Above the town of Mailuu Suu in western Kyrgyzstan, the International Atomic Energy Agency is flying drones to monitor for radiation. For 22 years, from 1946 to 1968, people in Mailuu Suu mined and processed uranium ore for the Soviet Union. Decades later, waste still remains, and monitoring is essential to ensure that people can live safely in the environment actively contaminated by production of nuclear materials. The drone flights, captured in a video shared online November 4, are a way for new technology to ease the burden of monitoring risk.

The town of Mailuu Suu was intimately tied to the extraction of nuclear material in the Soviet Union, which meant that the town was unlisted on maps, closed to outsiders, and officially logged only as “Mailbox 200.” In the Cold War climate, where espionage was essential for superpowers tracking and estimating the size of nuclear weapons arsenals, this made some degree of sense. It also meant that the protective geography of the town, in a river valley in a region prone to landslides and earthquakes, helped keep residents in place, even as it led to risky decisions like burying waste nearby the village.

An accident in 1958

In 1958, heavy rainfall and seismic activity caused a dam failure that pushed 14 million cubic feet of radioactive waste into the Maylu-Suu river that runs through the town. Downstream, the river flows into the Ferghana valley of Central Asia, an area split between Kyrgyzstan, Uzbekistan, and Tajikistan, and a region home to 14 million people. The 1958 disaster contaminated the river and areas downstream, leaving a visceral legacy in the memories of those who witnessed it.

The concern for the town, the government of Kyrgyzstan, and international observers, is that such a disaster could strike again. Much of the waste from the site exists in “tailings,” or the sludge left over from extracting uranium ore and processing it with chemicals. In addition to the 23 sites of tailings, there are 13 sites of radioactive rock around the city. Climate change can cause a shift in rain patterns and an increase in storm severity, exacerbating the risk posed by these sites to the whole region.

Eventually, remediation will be needed to tackle all of the sites, ensuring they no longer pose a threat to people in the area or elsewhere. Before that, there is the constant work of monitoring the waste, which has traditionally been done by humans on foot or, rarely, helicopters. Now, uncrewed aerial vehicles (UAVS) or drones are being brought to bear on the problem.
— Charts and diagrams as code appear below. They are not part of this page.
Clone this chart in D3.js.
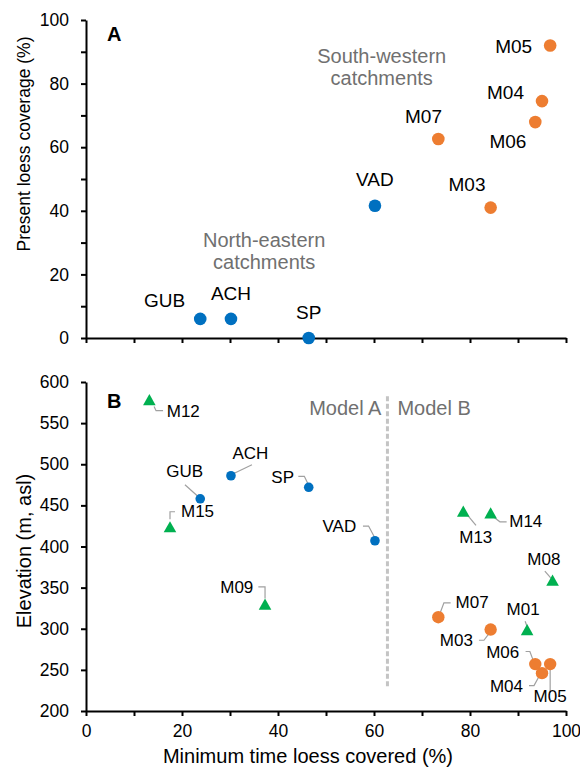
<!DOCTYPE html>
<html>
<head>
<meta charset="utf-8">
<script src="https://cdn.jsdelivr.net/npm/d3@7"></script>
<style>
  html, body { margin: 0; padding: 0; background: #fff; }
  svg { display: block; font-family: "Liberation Sans", Arial, Helvetica, sans-serif; }
</style>
</head>
<body>
<svg id="chart" width="580" height="772"></svg>
<script>
// ---- Data -------------------------------------------------------------
// North-eastern catchments (blue circles)
const northEastIds       = ["GUB", "ACH", "SP", "VAD"];
const northEastMinTime   = [23.8, 30.2, 46.4, 60.2];   // minimum time loess covered (%)
const northEastCoverage  = [6, 6, 0, 41.6];            // present loess coverage (%)
const northEastElevation = [458, 486, 472, 407];       // elevation (m asl)

// South-western catchments (orange circles)
const southWestIds       = ["M03", "M07", "M06", "M04", "M05"];
const southWestMinTime   = [84.3, 73.4, 93.6, 95.0, 96.7];
const southWestCoverage  = [41, 62.6, 67.9, 74.5, 92];
const southWestElevation = [299, 314, 257, 246, 257];

// Further catchments, elevation panel only (green triangles)
const otherIds       = ["M12", "M15", "M09", "M13", "M14", "M08", "M01"];
const otherMinTime   = [13.2, 17.5, 37.3, 78.6, 84.3, 97.2, 91.9];
const otherElevation = [578.5, 424, 330, 443, 441, 359, 299];

// Model split
const modelBoundary = 62.8;
const modelBoundaryElevation = [230, 583];

// Axis ticks
const xTicks = [0, 10, 20, 30, 40, 50, 60, 70, 80, 90, 100];
const xTickLabels = [0, 20, 40, 60, 80, 100];
const yTicksA = [0, 10, 20, 30, 40, 50, 60, 70, 80, 90, 100];
const yTickLabelsA = [0, 20, 40, 60, 80, 100];
const yTicksB = [200, 250, 300, 350, 400, 450, 500, 550, 600];

// ---- Layout -----------------------------------------------------------
const COL_BLUE = "#0070C0", COL_ORANGE = "#ED7D31", COL_GREEN = "#00B050";
const COL_GREYTXT = "#707070", COL_LEADER = "#a0a0a0";

const svg = d3.select("#chart");
const x = d3.scaleLinear().domain([0, 100]).range([86, 566]);
const yA = d3.scaleLinear().domain([0, 100]).range([338, 20]);
const yB = d3.scaleLinear().domain([200, 600]).range([711, 382]);

// label placement for panel A: [dx, dy, anchor]
const labelA = {
  GUB: [-15, -11.7, "end"], ACH: [0, -19.3, "middle"], SP: [0, -18.7, "middle"],
  VAD: [0, -19.7, "middle"], M03: [-23.6, -16.6, "middle"], M07: [-14.8, -15.7, "middle"],
  M06: [-27.4, 26.3, "middle"], M04: [-36.5, -1.7, "middle"], M05: [-36.5, 8, "middle"]
};
// label placement for panel B: [dx, dy, anchor, leader points relative to marker]
const labelB = {
  M12: [17.4, 17, "start", [[4.7, 6.7], [6.7, 11], [13.7, 11]]],
  GUB: [-15.6, -21.3, "middle", [[-15.3, -14], [-3, -3]]],
  ACH: [19.5, -16.7, "middle", [[21, -11], [2.3, -2]]],
  SP:  [-14.7, -4.7, "end", [[-10.4, -11], [-4.4, -11], [-1, -4]]],
  VAD: [-18.7, -9, "end", [[-12, -14.7], [-6.4, -14.7], [-0.7, -4]]],
  M15: [11, -9.4, "start", [[0, -7.4], [0, -15], [5, -15]]],
  M09: [-11.7, -10.7, "end", [[-6.7, -17.3], [0, -17.3], [0, -5.7]]],
  M13: [12.5, 32.3, "middle", [[1.7, 1], [12.7, 14.3]]],
  M14: [18.6, 14.6, "start", [[2.6, 4], [9.3, 9], [16, 9]]],
  M08: [-8.7, -15.7, "middle", [[-7.7, -9], [-1, -1.4]]],
  M07: [17.3, -9.4, "start", [[0.6, -1], [5.6, -14.4], [12.3, -14.4]]],
  M01: [-4, -15, "middle", [[-2, -8.3], [0, -3]]],
  M03: [-17.7, 16.7, "end", [[-11.7, 10.7], [-6.7, 10.7], [-1.7, 4]]],
  M06: [-16, -6, "end", [[-9.7, -12.6], [-5.4, -12.6], [-1.4, -2]]],
  M04: [-19, 18.4, "end", [[-13, 12.4], [-8, 12.4], [-3, 3.4]]],
  M05: [0, 38, "middle", [[0, 3], [0, 29]]]
};

// ---- Axes ---------------------------------------------------------------
function styleAxis(g) {
  g.select(".domain").attr("stroke", "#000").attr("stroke-width", 2);
  g.selectAll(".tick line").attr("stroke", "#000").attr("stroke-width", 2);
  g.selectAll(".tick text").attr("fill", "#000").attr("font-size", 17.5)
    .attr("font-family", "Liberation Sans, Arial, sans-serif");
}

// Panel A axes (no x tick labels)
svg.append("g").attr("transform", `translate(0,${yA(0)})`)
  .call(d3.axisBottom(x).tickValues(xTicks).tickSize(5).tickSizeOuter(0).tickFormat(""))
  .call(styleAxis);
svg.append("g").attr("transform", `translate(${x(0)},0)`)
  .call(d3.axisLeft(yA).tickValues(yTicksA).tickSize(5).tickSizeOuter(0).tickPadding(12)
    .tickFormat(d => yTickLabelsA.includes(d) ? d : ""))
  .call(styleAxis);

// Panel B axes
svg.append("g").attr("transform", `translate(0,${yB(200)})`)
  .call(d3.axisBottom(x).tickValues(xTicks).tickSize(5).tickSizeOuter(0).tickPadding(9)
    .tickFormat(d => xTickLabels.includes(d) ? d : ""))
  .call(styleAxis);
svg.append("g").attr("transform", `translate(${x(0)},0)`)
  .call(d3.axisLeft(yB).tickValues(yTicksB).tickSize(5).tickSizeOuter(0).tickPadding(12))
  .call(styleAxis);

// Axis titles
svg.append("text").attr("transform", "translate(30,144) rotate(-90)")
  .attr("text-anchor", "middle").attr("font-size", 17.5).text("Present loess coverage (%)");
svg.append("text").attr("transform", "translate(31,551) rotate(-90)")
  .attr("text-anchor", "middle").attr("font-size", 20).text("Elevation (m, asl)");
svg.append("text").attr("x", 308).attr("y", 763)
  .attr("text-anchor", "middle").attr("font-size", 20).text("Minimum time loess covered (%)");

// Panel letters
svg.append("text").attr("x", 107).attr("y", 41).attr("font-size", 20).attr("font-weight", "bold").text("A");
svg.append("text").attr("x", 107).attr("y", 408).attr("font-size", 20).attr("font-weight", "bold").text("B");

// ---- Panel A ----------------------------------------------------------
const groupLabels = [
  { lines: ["South-western", "catchments"], cx: 381.7, y: 63.3 },
  { lines: ["North-eastern", "catchments"], cx: 264.2, y: 247.3 }
];
groupLabels.forEach(gl => {
  const t = svg.append("text").attr("text-anchor", "middle").attr("font-size", 20).attr("fill", COL_GREYTXT);
  gl.lines.forEach((ln, i) => t.append("tspan").attr("x", gl.cx).attr("y", gl.y + i * 22).text(ln));
});

const ptsA = northEastIds.map((id, i) => ({ id, xv: northEastMinTime[i], yv: northEastCoverage[i], c: COL_BLUE }))
  .concat(southWestIds.map((id, i) => ({ id, xv: southWestMinTime[i], yv: southWestCoverage[i], c: COL_ORANGE })));

svg.append("g").selectAll("circle").data(ptsA).join("circle")
  .attr("cx", d => x(d.xv)).attr("cy", d => yA(d.yv)).attr("r", 6.3).attr("fill", d => d.c);
svg.append("g").selectAll("text").data(ptsA).join("text")
  .attr("x", d => x(d.xv) + labelA[d.id][0]).attr("y", d => yA(d.yv) + labelA[d.id][1])
  .attr("text-anchor", d => labelA[d.id][2]).attr("font-size", 19).text(d => d.id);

// ---- Panel B ----------------------------------------------------------
// model split line and headings
svg.append("line")
  .attr("x1", x(modelBoundary)).attr("x2", x(modelBoundary))
  .attr("y1", yB(modelBoundaryElevation[0])).attr("y2", yB(modelBoundaryElevation[1]))
  .attr("stroke", "#c4c4c4").attr("stroke-width", 3).attr("stroke-dasharray", "5,2.5");
svg.append("text").attr("x", x(modelBoundary) - 6).attr("y", 415).attr("text-anchor", "end")
  .attr("font-size", 20).attr("fill", COL_GREYTXT).text("Model A");
svg.append("text").attr("x", x(modelBoundary) + 10).attr("y", 415).attr("text-anchor", "start")
  .attr("font-size", 20).attr("fill", COL_GREYTXT).text("Model B");

const ptsB = northEastIds.map((id, i) => ({ id, xv: northEastMinTime[i], yv: northEastElevation[i], c: COL_BLUE, s: "small" }))
  .concat(southWestIds.map((id, i) => ({ id, xv: southWestMinTime[i], yv: southWestElevation[i], c: COL_ORANGE, s: "circle" })))
  .concat(otherIds.map((id, i) => ({ id, xv: otherMinTime[i], yv: otherElevation[i], c: COL_GREEN, s: "tri" })));

// leader lines
svg.append("g").selectAll("path").data(ptsB).join("path")
  .attr("d", d => {
    const px = x(d.xv), py = yB(d.yv);
    return d3.line()(labelB[d.id][3].map(p => [px + p[0], py + p[1]]));
  })
  .attr("fill", "none").attr("stroke", COL_LEADER).attr("stroke-width", 1.2);

// markers
const mk = svg.append("g");
mk.selectAll("circle").data(ptsB.filter(d => d.s !== "tri")).join("circle")
  .attr("cx", d => x(d.xv)).attr("cy", d => yB(d.yv))
  .attr("r", d => d.s === "small" ? 4.8 : 6.2).attr("fill", d => d.c);
mk.selectAll("path").data(ptsB.filter(d => d.s === "tri")).join("path")
  .attr("d", d => {
    const px = x(d.xv), py = yB(d.yv), w = 6.3, h = 5.6;
    return `M${px},${py - h}L${px + w},${py + h}L${px - w},${py + h}Z`;
  })
  .attr("fill", d => d.c);

// labels
svg.append("g").selectAll("text").data(ptsB).join("text")
  .attr("x", d => x(d.xv) + labelB[d.id][0]).attr("y", d => yB(d.yv) + labelB[d.id][1])
  .attr("text-anchor", d => labelB[d.id][2]).attr("font-size", 17).text(d => d.id);
</script>
</body>
</html>
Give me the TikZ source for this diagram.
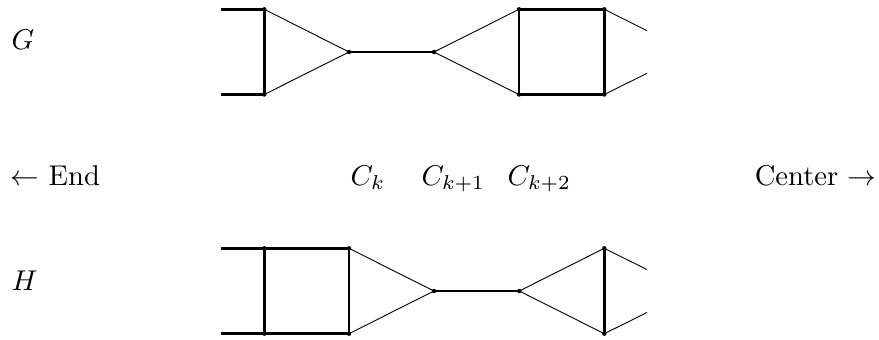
\documentclass[tikz,border=0pt]{standalone}
\begin{document}
\begin{tikzpicture}[x=0.5pt,y=-0.5pt,
  dot/.style={circle,fill,inner sep=0pt,minimum size=2.2pt},
  heavy/.style={line width=1.4pt},
  mid/.style={line width=0.9pt},
  light/.style={line width=0.45pt},
  lbl/.style={inner sep=0pt,scale=1.43,transform shape}]
\useasboundingbox (0,0) rectangle (879,339);
% ---------- G ----------
\coordinate (gs1) at (221,9.3);
\coordinate (gs2) at (221,94.5);
\node[dot] (ga) at (264.3,9.3) {};
\node[dot] (gb) at (264.3,94.5) {};
\node[dot] (gc) at (349,52) {};
\node[dot] (gd) at (434,52) {};
\node[dot] (ge) at (519,9.3) {};
\node[dot] (gf) at (519,94.5) {};
\node[dot] (gg) at (604.3,9.3) {};
\node[dot] (gh) at (604.3,94.5) {};
\coordinate (gr1) at (647,30.7);
\coordinate (gr2) at (647,73.3);
\draw[heavy] (gs1) -- (ga.center) -- (gb.center) -- (gs2);
\draw[light] (ga.center) -- (gc.center) -- (gb.center);
\draw[mid] (gc.center) -- (gd.center);
\draw[light] (ge.center) -- (gd.center) -- (gf.center);
\draw[heavy] (ge.center) -- (gg.center) -- (gh.center) -- (gf.center) -- cycle;
\draw[light] (gg.center) -- (gr1);
\draw[light] (gh.center) -- (gr2);
% ---------- H ----------
\coordinate (hs1) at (221,248.3);
\coordinate (hs2) at (221,333.7);
\node[dot] (ha) at (264.3,248.3) {};
\node[dot] (hb) at (264.3,333.7) {};
\node[dot] (hc) at (349,248.3) {};
\node[dot] (hd) at (349,333.7) {};
\node[dot] (he) at (434,291) {};
\node[dot] (hf) at (519.3,291) {};
\node[dot] (hg) at (604.3,248.3) {};
\node[dot] (hh) at (604.3,333.7) {};
\coordinate (hr1) at (647,269.6);
\coordinate (hr2) at (647,312.4);
\draw[heavy] (hs1) -- (ha.center) -- (hc.center) -- (hd.center) -- (hb.center) -- (hs2);
\draw[heavy] (ha.center) -- (hb.center);
\draw[light] (hc.center) -- (he.center) -- (hd.center);
\draw[mid] (he.center) -- (hf.center);
\draw[light] (hg.center) -- (hf.center) -- (hh.center);
\draw[heavy] (hg.center) -- (hh.center);
\draw[light] (hg.center) -- (hr1);
\draw[light] (hh.center) -- (hr2);
% ---------- labels ----------
\node[lbl,anchor=base west] (lG) at (11,49) {$G$};
\node[lbl,anchor=base west] (lH) at (11,290.7) {$H$};
\node[lbl,anchor=base west] (lEnd) at (10,185.5) {$\leftarrow$ End};
\node[lbl,anchor=base west] (lCk) at (350,185.5) {$C_k$};
\node[lbl,anchor=base west] (lCk1) at (421,185.5) {$C_{k+1}$};
\node[lbl,anchor=base west] (lCk2) at (507,185.5) {$C_{k+2}$};
\node[lbl,anchor=base east] (lCenter) at (877,185.5) {Center $\rightarrow$};
\end{tikzpicture}
\end{document}
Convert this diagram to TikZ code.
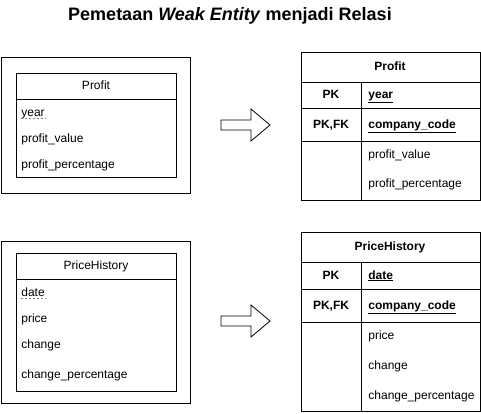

“The tailor-made UAV-based gamma spectrometer will make it possible for experts to explore sites without the need to trek through difficult terrain with lots of gear,” Sven Altfelder, an IAEA remediation safety specialist, said in a June 2021 release. “By using the UAV to conduct monitoring duties, experts in the region will be able to easily gather the necessary data quickly, while avoiding potential physical and radiological risks altogether.”

A good job for a drone

Drone monitoring reduces the labor and risk of checking out the area on foot. Thanks to the ability of drone-borne sensors to carry and upload data, it also allows for a more complete picture of radioactive risk and sites, mapped in three dimensions by the flying robot.

Another perk is that drones can detect new or unmarked sites, since thorough scanning of the region by air makes it easier to find mislabeled or unknown waste sites. Drone piloting is also easier and cheaper than using crewed aircraft, and drone pilot training has fewer hurdles than that of pilots who actually fly inside the craft they operate.

The technology was tested in Germany in 2020, showing that the drone can produce a reliable and accurate radiation map of partially remediated sites. This work was funded by the European Union and the German government, which has a specific tie to Mailuu Suu. When the town was set up as a closed community in 1946, among the people relocated to work in it were ethnic Germans, alongside Crimean Tatars and Russian soldiers who had surrendered during World War II.

[Related: Why do nuclear power plants need electricity to stay safe?]

With proof that the drone can be used to successfully monitor the sites in Kyrgyzstan, the hope is that experts in the country, and other Central Asian countries, can be trained to take on the work. The project is supported by the governments of Kyrgyzstan, Kazakhstan, Uzbekistan, and Tajikistan.

“We will be able to use the results obtained by the UAV to explain remediation results to the local population and demonstrate that those areas are now safe,” said Azamat Mambetov, State Secretary of the Kyrgyzstan Ministry of Emergency Situations, in the June release.

The drone monitoring will aid in guiding remediation and proving its success. This, in turn, could expand possibilities in the region, with some hope from the IAEA that a remediated and safe Mailu Suu could not just stop being a risk, but could even become a destination for travelers and tourists, eager to behold the natural beauty.